En cambio, el solterón que presenta en una casa de familia honesta y de buenas costumbres donde hay muchachas solteras y todavía señoritas, es recibido con el mismo cariño por el anuncio de un ciclón próximo: cerrando puertas y ventanas para que no pueda entrar, y apuntalando la casa para mayor seguridad.
¿Qué es lo que puede buscar un solterón en una casa honesta y de buenas costumbres con niñas en edad de merecer? Nada bueno. Fines matrimoniales no lo pueden llevar allí. Lo menos malo: ver lo que puede sacar de las muchachas y hasta de la mamá, si no está muy pasada. A las niñas les hará perder el tiempo. Les contará aventuras galantes, cuentos sicalípticos, chistes de doble sentido, anécdotas picantes; les dará a leer libros nocivos, les revelará la existencia de diversiones y lugares de esparcimiento, nocturno para esas muchachas desconocidos hasta entonces; les abrirá los ojos sobre cosas que ellas sólo presentían o ignoraban aún. Y como los solterones, por su edad y experiencia de la vida, por lo corridos, resultan simpáticos y entretenidos, de mucha labia y mucho don de gentes, las niñas de la casa estarán encantadas con él, y la mamá procurará atraérselo, con el pretexto de que no converse demasiado con las hijas.

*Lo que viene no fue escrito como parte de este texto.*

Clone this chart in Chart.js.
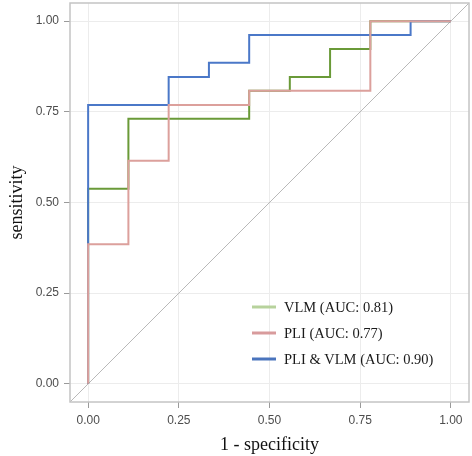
<!DOCTYPE html>
<html>
<head>
<meta charset="utf-8">
<script src="https://cdn.jsdelivr.net/npm/chart.js@4/dist/chart.umd.min.js"></script>
<style>
  html, body { margin: 0; padding: 0; background: #fff; }
  #wrap { width: 472px; height: 456px; }
</style>
</head>
<body>
<div id="wrap"><canvas id="roc"></canvas></div>
<script>
// ROC 曲线数据 (1 - specificity, sensitivity)
const tickValues = [0, 0.25, 0.5, 0.75, 1];

const vlmFpr = [0, 0, 0.111, 0.444, 0.556, 0.667, 0.778, 1];
const vlmTpr = [0, 0.538, 0.731, 0.808, 0.846, 0.923, 1, 1];

const pliFpr = [0, 0, 0.111, 0.222, 0.444, 0.778, 1];
const pliTpr = [0, 0.385, 0.615, 0.769, 0.808, 1, 1];

const bothFpr = [0, 0, 0.222, 0.333, 0.444, 0.889, 1];
const bothTpr = [0, 0.769, 0.846, 0.885, 0.962, 1, 1];

const diagX = [-0.05, 1.05];
const diagY = [-0.05, 1.05];

const legendLabels = ['VLM (AUC: 0.81)', 'PLI (AUC: 0.77)', 'PLI & VLM (AUC: 0.90)'];
const legendColors = ['#b7d29c', '#d89b9c', '#4a74bd'];

const pts = (xs, ys) => xs.map((x, i) => ({ x, y: ys[i] }));

// 面板边框 + 图例
const panelPlugin = {
  id: 'panel',
  afterDatasetsDraw(chart) {
    const { ctx, chartArea: a } = chart;
    ctx.save();
    ctx.strokeStyle = '#c4c4c4';
    ctx.lineWidth = 1.5;
    ctx.strokeRect(a.left, a.top, a.right - a.left, a.bottom - a.top);

    const x0 = a.left + 182, rows = [307, 333, 359];
    ctx.font = '14.5px "Liberation Serif", "Times New Roman", serif';
    ctx.textBaseline = 'middle';
    ctx.fillStyle = '#1a1a1a';
    legendLabels.forEach((t, i) => {
      ctx.strokeStyle = legendColors[i];
      ctx.lineWidth = 3;
      ctx.beginPath();
      ctx.moveTo(x0, rows[i]);
      ctx.lineTo(x0 + 24, rows[i]);
      ctx.stroke();
      ctx.fillText(t, x0 + 32, rows[i] + 1);
    });
    ctx.restore();
  }
};

const line = (data, color, order) => ({
  data, borderColor: color, borderWidth: 2, pointRadius: 0,
  showLine: true, stepped: 'before', fill: false, order
});

const setTicks = s => { s.ticks = tickValues.map(v => ({ value: v })); };
const gridOpts = { color: '#ececec', lineWidth: 1, tickLength: 6, tickColor: '#9a9a9a' };
const tickFont = { family: '"Liberation Sans", Arial, sans-serif', size: 12 };
const titleFont = { family: '"Liberation Serif", "Times New Roman", serif', size: 18 };

new Chart(document.getElementById('roc'), {
  type: 'scatter',
  data: {
    datasets: [
      line(pts(pliFpr, pliTpr), '#dca09c', 0),
      line(pts(bothFpr, bothTpr), '#4b78c8', 1),
      line(pts(vlmFpr, vlmTpr), '#6a9a38', 2),
      { data: pts(diagX, diagY), borderColor: '#b9b9b9', borderWidth: 1, pointRadius: 0, showLine: true, order: 3 }
    ]
  },
  options: {
    responsive: true,
    maintainAspectRatio: false,
    animation: false,
    layout: { padding: { top: 3, right: 3, left: 0, bottom: 0 } },
    plugins: { legend: { display: false }, tooltip: { enabled: false } },
    scales: {
      x: {
        type: 'linear', min: -0.05, max: 1.05,
        afterBuildTicks: setTicks,
        afterFit: s => { s.height = 54; s.paddingLeft = 0; s.paddingRight = 0; },
        grid: gridOpts,
        border: { display: false },
        ticks: { color: '#4d4d4d', font: tickFont, padding: 5, callback: v => v.toFixed(2) },
        title: { display: true, text: '1 - specificity', color: '#111', font: titleFont, padding: { top: 2, bottom: 0 } }
      },
      y: {
        type: 'linear', min: -0.05, max: 1.05,
        afterBuildTicks: setTicks,
        afterFit: s => { s.width = 70; s.paddingTop = 0; s.paddingBottom = 0; },
        grid: gridOpts,
        border: { display: false },
        ticks: { color: '#4d4d4d', font: tickFont, padding: 5, callback: v => v.toFixed(2) },
        title: { display: true, text: 'sensitivity', color: '#111', font: titleFont, padding: { top: 6, bottom: 0 } }
      }
    }
  },
  plugins: [panelPlugin]
});
</script>
</body>
</html>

En fin, el peligro en una casa honesta y de buenas costumbres, el verdadero peligro, que puede convertirse en catástrofe, es que en ella se introduzca un solterón. Todo buen padre, trata de que no entre, y si ha entrado ya, de que se vaya cuanto antes, y siempre con el temor de que sea un poco tarde y haya ocasionado algunos estragos. ¡Por lo menos que se vaya!
Y así, en todas partes, es recibido el solterón. Los maridos le temen y evitan su amistad. Es un peligro y una amenaza para la tranquilidad matrimonial. Sobre todo que no cabe revancha posible con él, como puede tenerla cualquier marido con otro amigo casado. El marido acepta fácilmente la amistad íntima de otro hombre, siempre que éste sea casado. Los parties de matrimonios están hoy de moda. El marido va confiado de que sus amigos no le han de fajar a su mujer y con la esperanza siempre y la presunción de fajarle él a la de sus amigos. Y en el caso de que vieran que le fajaban a la suya le queda el consuelo y la venganza de fajarle a la esposa del marido que quiere coronarlo. Estas competencias están también muy de moda hoy en sociedad y se convierten en muchas ocasiones en cambios recíprocos hechos de común acuerdo con una identificación y armonía tan intensas que hacen pensar que lejos de desaparecer el matrimonio lleva camino de robustecerse doblándose y trasformándose en uniones cuádruples.
Con un solterón no hay estas posibilidades y revanchas para los maridos. Digo mal, hay una: que el solterón pague los gastos de la casa; pero en honor sea dicho de los solterones, no es tan frecuente esta prodigalidad permanente; lo acostumbrado son las picadas alternas.
No conforme la sociedad con maltratar en leyes, usos y costumbres a los solterones, ahora trata de obligarlos a que paguen un impuesto: el impuesto de soltería.
Este impuesto, además de una fuente de ingreso, en beneficio de los padres de familia, resulta un castigo para los que han cometido el crimen nefando de no haberse casado.
Con este impuesto tal vez se logre, además, otro resultado práctico: que surja la protesta de los solterones, se rebelen contra él y, para no pagarlo? ¡se casen!
Pero... el impuesto a los solterones merece título aparte.